Eglises d'Asie

Bombay : après les explosions du 25 août, des comités interreligieux essaient de désamorcer les passions et d’appeler à la concorde civile

Publié le 18/03/2010




Mumbai, autrefois appelée Bombay, a été, depuis le mois de décembre dernier, le théâtre de six explosions meurtrières. Les deux dernières ont eu lieu le 25 août en deux des lieux les plus fréquentés de l’agglomération, tuant 52 personnes et en blessant de nombreuses autres (1). Alors que le gouvernement régional et la police craignent qu’éclatent des émeutes intercommunautaires, les responsables de la communauté catholique s’efforcent de propager autour d’eux un climat de calme et d’harmonie civile. Le P. D’Souza, qui est directeur de la Commission justice et paix de l’archidiocèse, a déclaré que la population de la plus grande cité de l’Inde devait avoir une conscience aiguë de la nécessité de la concorde communautaire. Pour ce faire, les autorités religieuses comptent largement sur des groupes réunissant des personnes de toutes les religions pratiquées à Bombay, appelés les “Comités Mohalla” (‘de rue’).
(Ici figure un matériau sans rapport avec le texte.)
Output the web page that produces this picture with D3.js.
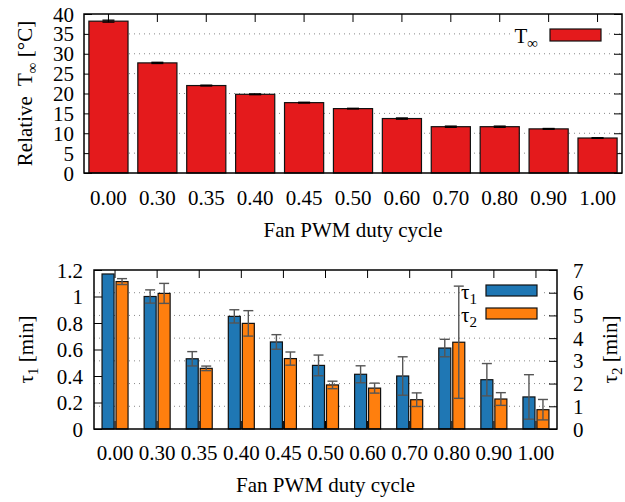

Ceux-ci ont déjà joué dans le passé un rôle très important pour le maintien de la paix et du calme dans la ville. Le mouvement des Comités Mohalla avait été fondé en 1993 après qu’une série de bombes eut explosé dans la ville entraînant la mort de quelque 250 personnes. La police et les autorités gouvernementales avaient attribué la responsabilité des explosions à certains militants musulmans qui avaient agi en représailles de la démolition de la mosquée d’Ayodhya en décembre 1992 et des troubles qui avaient eu lieu ensuite, au cours desquels environ 3 000 personnes avaient trouvé la mort, pour la plupart des musulmans (2).

Dix ans plus tard, les Comités Mohalla sont au nombre de vingt-trois et rassemblent plus de quatre cents membres qui se sont donné pour tâche de mobiliser la population autour de l’idée de concorde et d’inculquer aux citoyens la conscience de la nécessité de la paix civile. Chaque comité organise régulièrement des réunions avec la police locale et les résidants du quartier au cours desquelles est analysée la situation présente du quartier. Julio Francis Ribeiro, qui est le président de ce mouvement, a expliqué qu’une des préoccupations des comités est d’empêcher l’arrivée sur place d’éléments négatifs qui pourraient créer la panique en répandant des rumeurs et en excitant des passions communautaristes. Les catholiques qui sont présents dans les comités depuis leur création considèrent que ceux-ci leur permettent d’accomplir une double mission, aider la police et répandre dans le public des idées de concorde civile.

Selon le juge retraité, S.M. Daud, si la population de la ville a gardé son calme après les deux dernières explosions, c’est qu’elle a peu à peu pris conscience que les attentats étaient en réalité des tentatives pour détourner son attention des luttes réelles contre la pauvreté et pour le développement. Il a fait remarquer que les récentes explosions se sont produites dans des centres d’affaires, un marché de la joaillerie et un haut lieu touristique, et non plus dans des lieux de culte ou aux sièges de partis politiques. Il en a conclu que les attentats avaient pour objectif de porter tort à l’économie de la ville. Il a aussi observé que ni les partis pro-hindous, ni d’autres groupes n’avaient appelé à des manifestations de protestation contre ces explosions qui ont fait autant de victimes musulmanes que de victimes hindoues. Les personnes interrogées à la télévision ne pensaient pas que les attentats aient été motivés par des rivalités intercommunautaires. L’ancien juge pense même que ces explosions pourraient être attribuées à deux gangs rivaux.

Au début de septembre dans les quartiers affectés, les activités commerciales reprenaient peu à peu. Aussitôt après les attentats les deux sites avaient été cernés par la police et isolés, mais c’était davantage en raison de la visite du Premier ministre et du leader de l’opposition, Sonia Gandhi.